While watching Rampart it felt as if Abel Ferrara’s coked-up Bad Lieutenant from New York City, played so well by Harvey Keitel twenty years ago, had stumbled into a Hawaiian-shirted, James Ellroy version of a Los Angeles cop movie. I realized I was watching a noir version of Bad Lieutenant, and not a bad version at that. Though director Oren Moverman evidently made a lot of changes to the Ellroy script and ended up sharing screenwriting credit with Ellroy, who is arguably one of the greatest American writers ever with his hugely popular and uniquely stylistic series of crime novels: the USA Underworld Trilogy and his LA Quartet, the most famous of which is LA Confidential. The fact alone that Ellroy wrote the script was enough to get me out of the house and into the theater when Rampart first premiered in 2011. One also learns from the director’s and cinematographer Bobby Bukowski’s co-commentary that there were no rehearsals and the actors were encouraged to improvise.

And it has a great supporting cast. Ned Beatty as the old school, retired, father-figure cop who gives Date Rape a tip on an illegal card game that’s going to get robbed, so Date Rape can show up and save the day by busting some caps in pursuit of the card game thieves. Sigourney Weaver portrays the IA bigwig who wants Date Rape to retire and make the “shitstorm” of his recent media coverage and sordid career go away. Ben Foster, who was also given producer credit, Steve Buscemi and Ice Cube also have small roles. But it is Woody Harrelson as Ellroy’s misogynistic, racist, homophobic, chauvinistic, priapic cop who steals the show as only Woody Harrelson can. He threatens the maĆ®tre D at a posh hotel with busting him for the hookers in his lobby if he doesn’t hook him up with a free room and a bottle of Scotch. Later he extorts lorazepam and phenobarbital from a pharmacist whose boyfriend just got busted by saying he can make the charges go away. Later he extorts the same pharmacist again, telling him to give him something to “Take me up this time and something to keep it hard.” He goes to some sort of kinky sex club and after wandering around awhile in a drunken and/or drugged stupor, he gorges himself at a buffet table like a pig, eating with his hands as he gormandizes, shoving more and more food down his throat, until graphically vomiting in the bathroom. When leaving the club in the middle of the night, he stumbles and falls down on the sidewalk as onlookers look on impassively; but being the super-stud cop that he is, he manages to get back up and leave.

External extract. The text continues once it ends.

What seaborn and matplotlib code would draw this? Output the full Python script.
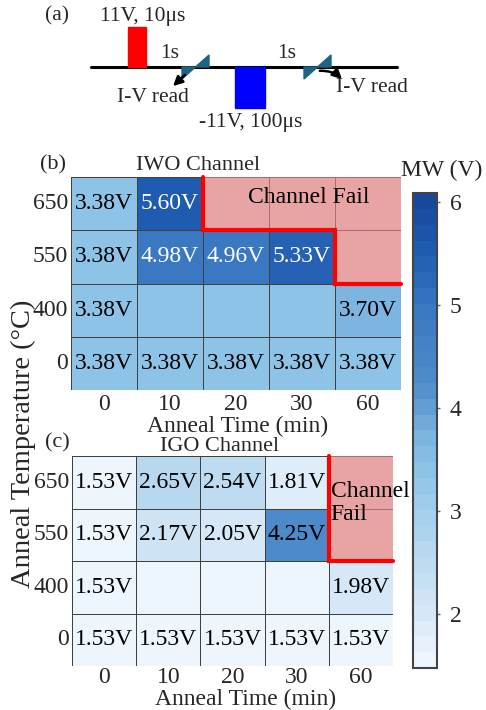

As the movie progresses, Date Rape becomes more obscured and in the background, and in shadows, and in reflections; like a specter, according to the cinematographer’s comments. I thought it was extremely well done in that respect. I thought the dark, shadowy scenes and intermittent use of natural lighting was all brilliantly done by Bobby Bukowski. Kudos is also due to David Wasco for his skills as production designer. Oren Moverman uses a lot of close ups in his direction, which I also thought was well done, highlighting Woody’s character’s rough exterior and facial features, and also bringing out the character’s inner pain, or lack thereof. You just can’t go wrong with Woody Harrelson playing the lead role in a James Ellroy cop script. That’s a match made in heaven – or hell. If you are a fan of Woody Harrelson, James Ellroy, or film noir, Rampart is a movie not to be missed.